| HN Mirror

Y	Hacker News new \| ask \| show \| jobs

by btown 2928 days ago

Software for scaling up live-streaming CDN points of presence (POPs) is a pretty crazy domain. For on-demand video, you can think of a CDN as a cache, getting known-ahead-of-time chunks. But what about for live streaming? It's not feasible to stream frame-by-frame directly from your encoding backend to all the viewers of the World Cup, over something like RMTP - you'd want to use a CDN. So typically, you distribute meaty (multi-second) HLS segments as individual video files, or collections of files, to your CDN; once available, they then need to be requested by browsers/mobile clients as a whole segment, over HTTP(S). Works well with existing CDN infrastructure (provided they can handle the write volume and have big enough inbound pipes)... but the huge issue is that the length of the segment plus round-trips is a lower bound on effective latency. And when interactivity is required, multi-second delays can be horrible.

https://www.wowza.com/blog/hls-latency-sucks-but-heres-how-t... is a great writeup. Another overview of the problem, and a proposed solution, is in this excellent article by Twitter here:

https://medium.com/@periscopecode/introducing-lhls-media-str...

> In HLS live streaming, for instance, the succession of media frames arriving from the broadcaster is normally aggregated into TS segments that are each a few seconds long. Only when a segment is complete can a URL for the segment be added to a live media playlist. The latency issue is that by the time a segment is completed, the first frame in the segment is as old as the segment duration... By using chunked transfer coding, on the other hand, the client can request the yet-to-be completed segment and begin receiving the segment’s frames as soon as the server receives them from the broadcaster.

And Twitch's followup challenge:

https://blog.twitch.tv/twitch-invites-you-to-take-on-the-icm...

> This Grand Challenge is to call for signal-processing/machine-learning algorithms that can effectively estimate download bandwidth based on the noisy samples of chunked-based download throughput.

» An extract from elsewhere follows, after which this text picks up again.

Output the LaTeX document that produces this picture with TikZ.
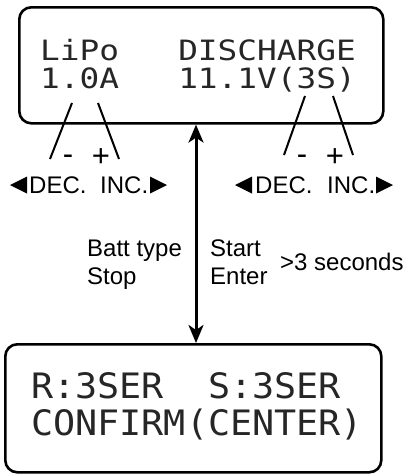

(IMO) If you're thinking that this is all rather silly, and that live video streaming is not something that should be done over HTTP in the first place... there are a lot of reasons why this is the case. All the CDN POPs are optimized for HTTP GET requests rather than stateful sessions, and Apple's smiting of Flash removed a lot of incentive for innovation on RTMP servers. The ironic thing is that Internet connectivity is fast/reliable enough nowadays that RTMP might have been able to escape its association with "buffering" spinners, and would provide a much lower-latency experience. Hopefully there's better standardization in the future as live video becomes more mainstream.